By Jonathan Ward
We left the hillside of Tsendiap around 1:30 in the afternoon, down clay steps carved out of the hillside and into Papua New Guinea’s Sepik rain forest. All afternoon we hiked up, climbed down, and forded streams.
Going through the rain forest with one-hundred percent humidity, malaria-carrying mosquitoes, and shoe-stealing bogs, this trail is not for the faint of heart. We continued hiking and came upon a village when the sun started setting, our guides explained that this was where we would sleep. The village had built a house for the people of Tumbugi, for when they hiked to Tsendiap. The next morning came with fresh mountain air, a treat after living in town.
After a quick breakfast of roasted sweet potato, we left for our final destination. Due to a heavy rain shower the night before, the trail was very muddy, and after just a couple minutes of hiking my pant legs were covered in mud and my boots were five pounds heavier. We crossed many more streams today and even a wide river. We came upon the river sometime in the afternoon. It was way too big to ford, but our guides brought over two one-man rafts that were frequently used in crossing. After an hour and many trips, the last raft came across, and we reached Tumbugi after just forty-minutes of hiking.
The village welcomed us with singing and dancing much like in Tsendiap. Then they led us to the village meeting place where the village chief or elder gave us a welcoming speech and refreshing coconut water straight out of a coconut. And after our special welcome we were shown our house, a true PNG house not influenced by modern technology. It is a square house on stilts with woven bamboo walls and floor. The roof is made from thatch, that needs to be replaced every six months. And believe it or not this house is all held together with rope.
In the remote areas no jobs or stores are available, so you will rarely find store bought food, and locals eat only what they can grow and hunt. During my stay I was served lots of greens, fruit like papaya, pineapple, and bananas, fish from the river were crossed, eggs, rice they grew themselves, taro, kaukau, pig, and other foods. They also eat birds, snakes, and eels when they can get them.
The purpose of our trip was to evaluate an airstrip that was being built by the village. I went with an organization named Rural Airstrip Agency or RAA, created by MAF to build rural airstrips and maintain the Those already built. RAA had come once or twice before to supply tools and measurements for the airstrip. We went to check the progress, and they had cleared, leveled, and compacted over seven hundred yards by hand in six months! And right now, they are sowing grass to finish the airstrip.

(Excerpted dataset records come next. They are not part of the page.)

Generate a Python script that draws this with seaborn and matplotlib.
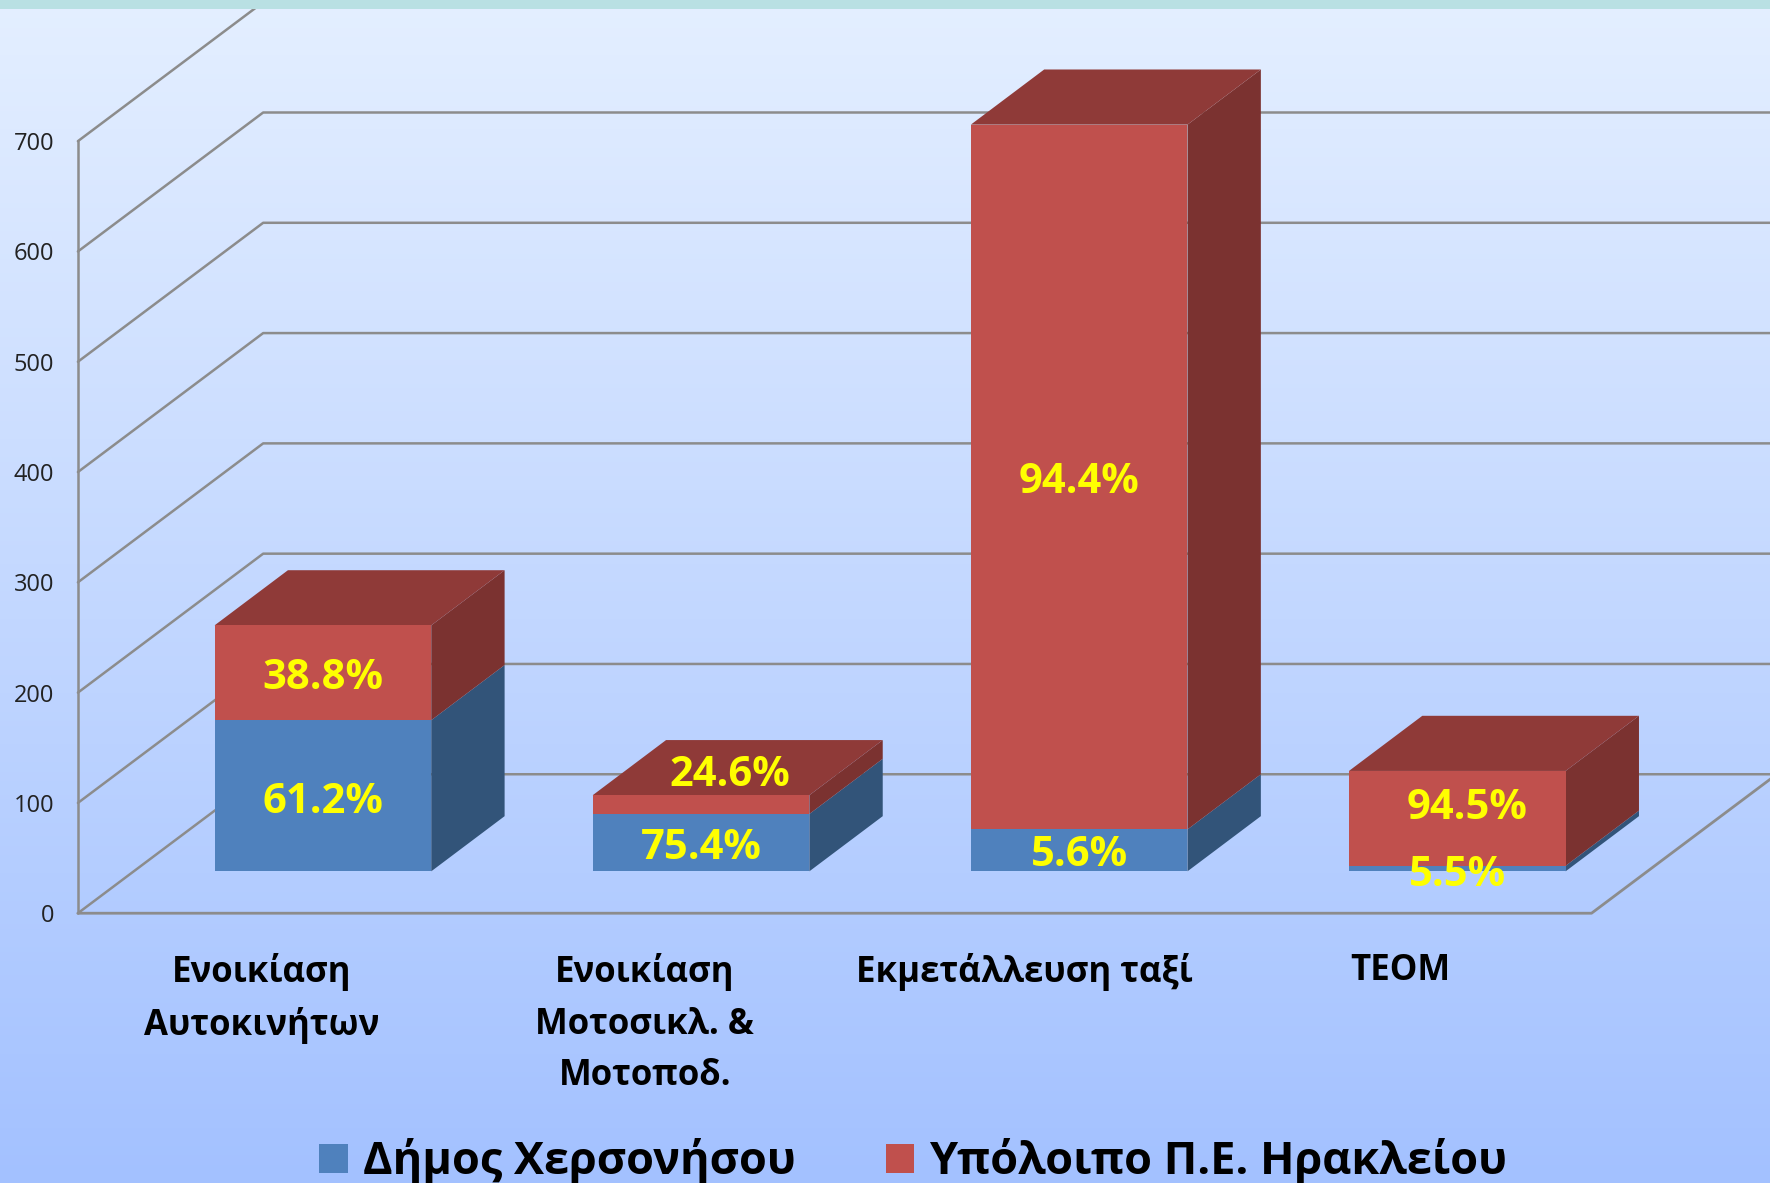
import numpy as np
import pandas as pd
import matplotlib.pyplot as plt
import seaborn as sns
from matplotlib.colors import LinearSegmentedColormap
from matplotlib.patches import Patch, Polygon, Rectangle

sns.set_theme(style="white")
plt.rcParams['font.family'] = ['Open Sans', 'DejaVu Sans']

# values
categories = ["Ενοικίαση\nΑυτοκινήτων", "Ενοικίαση\nΜοτοσικλ. &\nΜοτοποδ.", "Εκμετάλλευση ταξί", "ΤΕΟΜ"]
chersonisos = [137, 52, 38, 5]
rest = [86, 17, 639, 86]
chersonisos_labels = ["61.2%", "75.4%", "5.6%", "5.5%"]
rest_labels = ["38.8%", "24.6%", "94.4%", "94.5%"]
series_names = ["Δήμος Χερσονήσου", "Υπόλοιπο Π.Ε. Ηρακλείου"]
y_ticks = [0, 100, 200, 300, 400, 500, 600, 700]

BLUE, BLUE_SIDE = "#4f81bd", "#325479"
RED, RED_SIDE, RED_TOP = "#c0504d", "#7b3230", "#8f3a38"
GRID = "#8c8c8c"

# fake 3d geometry, in data units
WALL_DX, WALL_DY = 0.49, 126
BAR_DX, BAR_DY = 0.194, 50
FLOOR_LEFT, FLOOR_RIGHT = -0.648, 3.355
BAR_BASE = 38
BAR_WIDTH = 0.573
XLIM = (-0.854, 3.827)
YLIM = (-244.6, 828)

df = pd.DataFrame({"category": categories, "blue": chersonisos, "red": rest})

fig = plt.figure(figsize=(17.7, 11.83), dpi=100)
ax = fig.add_axes([0, 0, 1, 1])

# background gradient and the strip along the top
cmap = LinearSegmentedColormap.from_list("bg", ["#e4efff", "#a3c1ff"])
ax.imshow(np.linspace(0, 1, 256).reshape(-1, 1), cmap=cmap, aspect="auto",
          extent=(*XLIM, *YLIM), zorder=0)

# walls and gridlines
for v in y_ticks:
    ax.plot([FLOOR_LEFT, FLOOR_LEFT + WALL_DX, XLIM[1]], [v, v + WALL_DY, v + WALL_DY],
            color=GRID, lw=1.8, zorder=0.5)
ax.plot([FLOOR_LEFT, FLOOR_LEFT], [0, 700], color=GRID, lw=1.8, zorder=0.5)
ax.plot([FLOOR_LEFT, FLOOR_RIGHT, FLOOR_RIGHT + WALL_DX], [0, 0, WALL_DY],
        color=GRID, lw=2, zorder=0.6)

sns.barplot(data=df, x="category", y="blue", color=BLUE, saturation=1, width=BAR_WIDTH,
            bottom=BAR_BASE, linewidth=0, edgecolor="none", ax=ax, zorder=2)
blue_bars = list(ax.patches)
sns.barplot(data=df, x="category", y="red", color=RED, saturation=1, width=BAR_WIDTH,
            bottom=[BAR_BASE + b for b in chersonisos], linewidth=0, edgecolor="none", ax=ax, zorder=2)
red_bars = [p for p in ax.patches if p not in blue_bars]


def side_face(bar, color):
    x = bar.get_x() + bar.get_width()
    y0, y1 = bar.get_y(), bar.get_y() + bar.get_height()
    ax.add_patch(Polygon([(x, y0), (x + BAR_DX, y0 + BAR_DY), (x + BAR_DX, y1 + BAR_DY), (x, y1)],
                         facecolor=color, edgecolor="none", zorder=1.5))


for bar in blue_bars:
    side_face(bar, BLUE_SIDE)
for bar in red_bars:
    side_face(bar, RED_SIDE)
    x0, w, top = bar.get_x(), bar.get_width(), bar.get_y() + bar.get_height()
    ax.add_patch(Polygon([(x0, top), (x0 + w, top), (x0 + w + BAR_DX, top + BAR_DY), (x0 + BAR_DX, top + BAR_DY)],
                         facecolor=RED_TOP, edgecolor="none", zorder=1.5))

# percentage labels, a few were nudged by hand in the original
blue_nudge = [(0, -5), (0, -4), (0, -4), (0, -5)]
red_nudge = [(0, -4), (21, 21), (0, -4), (7, 7)]
for bars, labels, nudges in [(blue_bars, chersonisos_labels, blue_nudge), (red_bars, rest_labels, red_nudge)]:
    for bar, label, nudge in zip(bars, labels, nudges):
        ax.annotate(label, (bar.get_x() + bar.get_width() / 2, bar.get_y() + bar.get_height() / 2),
                    xytext=nudge, textcoords="offset points", ha="center", va="center",
                    color="#ffff00", fontsize=30, fontweight="bold", zorder=5)

ax.add_patch(Rectangle((0, 1 - 9 / 1183), 1, 9 / 1183, transform=ax.transAxes,
                       facecolor="#b9e0e3", edgecolor="none", zorder=4))

ax.set_xlim(*XLIM)
ax.set_ylim(*YLIM)
ax.set_xlabel("")
ax.set_ylabel("")
ax.set_yticks(y_ticks)
ax.tick_params(axis="y", length=0, pad=-39, labelsize=17, labelcolor="#222222")
ax.set_xticks([-0.161, 0.851, 1.854, 2.848], categories)
ax.tick_params(axis="x", length=0, pad=-165.5, labelsize=25, labelcolor="black")
for t in ax.get_xticklabels():
    t.set_fontweight("bold")
    t.set_linespacing(1.58)
    t.set_zorder(6)
sns.despine(ax=ax, left=True, bottom=True)

handles = [Patch(facecolor=BLUE, edgecolor="none", label=series_names[0]),
           Patch(facecolor=RED, edgecolor="none", label=series_names[1])]
ax.legend(handles=handles, loc="center", bbox_to_anchor=(0.516, 0.018), ncol=2, frameon=False,
          prop={"size": 32.4, "weight": "bold"}, handlelength=0.64, handleheight=0.64,
          handletextpad=0.33, columnspacing=2.0, labelcolor="black")

fig.savefig("out.png", dpi=100)
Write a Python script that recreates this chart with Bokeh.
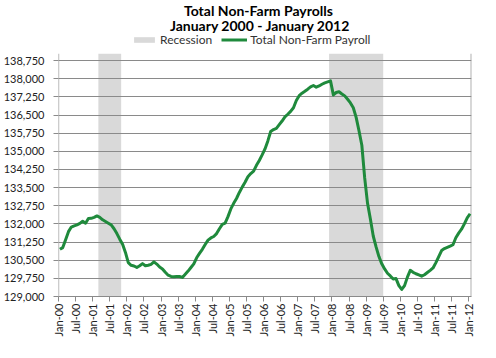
import math
from bokeh.plotting import figure
from bokeh.models import (ColumnDataSource, FixedTicker, NumeralTickFormatter,
                          Legend, LegendItem, Range1d)
from bokeh.core.properties import value
from bokeh.embed import file_html
from bokeh.resources import INLINE

# ---------------- data ----------------
# Monthly total non-farm payrolls (thousands), Jan 2000 .. Jan 2012 (month index 0..144)
payroll = [
    130950, 131020, 131350, 131680, 131870, 131920, 131960, 132020, 132110, 132030, 132220, 132230,  # 2000
    132270, 132330, 132270, 132170, 132100, 132030, 131960, 131800, 131600, 131370, 131160, 130820,  # 2001
    130400, 130290, 130260, 130200, 130270, 130360, 130270, 130290, 130330, 130430, 130340, 130220,  # 2002
    130140, 130000, 129880, 129830, 129815, 129830, 129825, 129790, 129920, 130050, 130200, 130350,  # 2003
    130600, 130780, 130950, 131150, 131330, 131420, 131480, 131600, 131800, 131980, 132030, 132300,  # 2004
    132620, 132850, 133050, 133300, 133520, 133720, 133950, 134080, 134180, 134420, 134620, 134850,  # 2005
    135100, 135430, 135820, 135900, 135950, 136100, 136250, 136420, 136530, 136650, 136800, 137100,  # 2006
    137300, 137400, 137480, 137566, 137660, 137720, 137650, 137700, 137770, 137830, 137870, 137910,  # 2007
    137330, 137430, 137460, 137370, 137290, 137150, 137000, 136800, 136400, 135850, 135250, 133900,  # 2008
    132850, 132200, 131500, 131050, 130650, 130350, 130140, 129960, 129850, 129720, 129740, 129450,  # 2009
    129290, 129450, 129800, 130080, 130000, 129940, 129890, 129840, 129900, 129990, 130080, 130180,  # 2010
    130400, 130650, 130900, 130980, 131030, 131080, 131140, 131430, 131620, 131780, 132000, 132250,  # 2011
    132420,                                                                                          # 2012
]

# Recessions as (first month index, last month index): Mar-01..Oct-01, Dec-07..Jun-09
recession_first = [14, 95]
recession_last = [21, 113]

tick_labels = ["Jan-00", "Jul-00", "Jan-01", "Jul-01", "Jan-02", "Jul-02", "Jan-03", "Jul-03",
               "Jan-04", "Jul-04", "Jan-05", "Jul-05", "Jan-06", "Jul-06", "Jan-07", "Jul-07",
               "Jan-08", "Jul-08", "Jan-09", "Jul-09", "Jan-10", "Jul-10", "Jan-11", "Jul-11",
               "Jan-12"]
y_ticks = list(range(129000, 138751, 750))

title_lines = ["Total Non-Farm Payrolls", "January 2000 - January 2012"]
series_names = ["Recession", "Total Non-Farm Payroll"]

# ---------------- styling / layout ----------------
FONT = "Lato"
GRID = "#8a8a8a"
GREEN = "#1f8a3c"
SHADE = "#d9d9d9"
N = len(payroll)

WIDTH, HEIGHT = 480, 342             # page is 496x358 with an 8px margin
BORDER_L, BORDER_R, BORDER_B = 53, 9, 46
FRAME_H = HEIGHT - BORDER_B          # frame covers the title band too
PX_PER_UNIT = 18.15 / 750            # vertical scale (pixels per thousand jobs)
Y_MIN = 129000
Y_TOP = Y_MIN + FRAME_H / PX_PER_UNIT   # top of frame (title band)
PLOT_TOP = 138750 + 6.8 / PX_PER_UNIT   # top of the actual plot area


def y_at(px_above_bottom):
    return Y_MIN + px_above_bottom / PX_PER_UNIT


p = figure(width=WIDTH, height=HEIGHT, output_backend="svg",
           toolbar_location=None, title=None,
           x_range=Range1d(0, N), y_range=Range1d(Y_MIN, Y_TOP),
           min_border_left=BORDER_L, min_border_right=BORDER_R,
           min_border_top=0, min_border_bottom=BORDER_B)
p.outline_line_color = None

# recession shading
rec_src = ColumnDataSource(dict(
    left=list(recession_first),
    right=[e + 1 for e in recession_last],
    bottom=[Y_MIN] * len(recession_first),
    top=[PLOT_TOP] * len(recession_first),
))
rec_r = p.quad(left="left", right="right", bottom="bottom", top="top", source=rec_src,
               fill_color=SHADE, line_color=None, level="underlay")

# gridlines
p.xgrid.visible = False
p.ygrid.ticker = FixedTicker(ticks=y_ticks)
p.ygrid.grid_line_color = GRID
p.ygrid.grid_line_width = 1
p.ygrid.level = "underlay"

# plot-area left axis line and right border (limited to the plot area)
p.segment(x0=[0.05, N - 0.12], y0=[Y_MIN, Y_MIN], x1=[0.05, N - 0.12], y1=[PLOT_TOP, PLOT_TOP],
          line_color=GRID, line_width=1)

# payroll line
src = ColumnDataSource(dict(x=[i + 0.5 for i in range(N)], y=payroll))
line_r = p.line("x", "y", source=src, line_color=GREEN, line_width=3, line_join="round")

# titles (inside the frame's top band)
p.text(x=[70.2, 70.8], y=[y_at(FRAME_H - 10), y_at(FRAME_H - 25)], text=title_lines,
       text_align="center", text_baseline="alphabetic", text_font=value(FONT),
       text_font_style="bold", text_font_size="14px", text_color="#000000")

legend = Legend(items=[LegendItem(label=series_names[0], renderers=[rec_r]),
                       LegendItem(label=series_names[1], renderers=[line_r])],
                orientation="horizontal", location=(73, FRAME_H - 47),
                glyph_width=26, glyph_height=7, label_standoff=3, spacing=9,
                padding=0, margin=0, border_line_color=None, background_fill_alpha=0,
                label_text_font=FONT, label_text_font_size="12px", label_height=12,
                label_text_color="#333333")
p.add_layout(legend)

# axes
xa = p.xaxis[0]
xa.ticker = FixedTicker(ticks=list(range(0, 6 * len(tick_labels), 6)))
xa.major_label_overrides = {6 * i: lbl for i, lbl in enumerate(tick_labels)}
xa.major_label_orientation = math.pi / 2
xa.major_tick_out = 5
xa.major_tick_in = 0
xa.minor_tick_line_color = None
xa.axis_line_color = GRID
xa.major_tick_line_color = GRID
xa.major_label_standoff = 2
xa.major_label_text_font = FONT
xa.major_label_text_font_size = "11px"
xa.major_label_text_color = "#222222"

ya = p.yaxis[0]
ya.ticker = FixedTicker(ticks=y_ticks)
ya.formatter = NumeralTickFormatter(format="0,0")
ya.axis_line_color = None
ya.major_tick_out = 5
ya.major_tick_in = 0
ya.minor_tick_line_color = None
ya.major_tick_line_color = GRID
ya.major_label_standoff = 9
ya.major_label_text_font = FONT
ya.major_label_text_font_size = "11px"
ya.major_label_text_color = "#222222"

open("out.html", "w").write(file_html(p, INLINE))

This airstrip will mean a lot to Tumbugi and to all the surrounding villages. It will bring medical help for routine check-ups and emergency medical flights. It will also provide easier transportation and all kinds of supplies too difficult to carry through the jungle paths.
When my stay came to an end the whole village lined up to say goodbye and to shake my hand. One of the village elders gave each of our team a gift and told us that we were welcome anytime. During my stay I saw how people can be happy with the simple things in life, and that relationships are what really matter. I got to see firsthand what it is like for a people only now being touched by the modern world.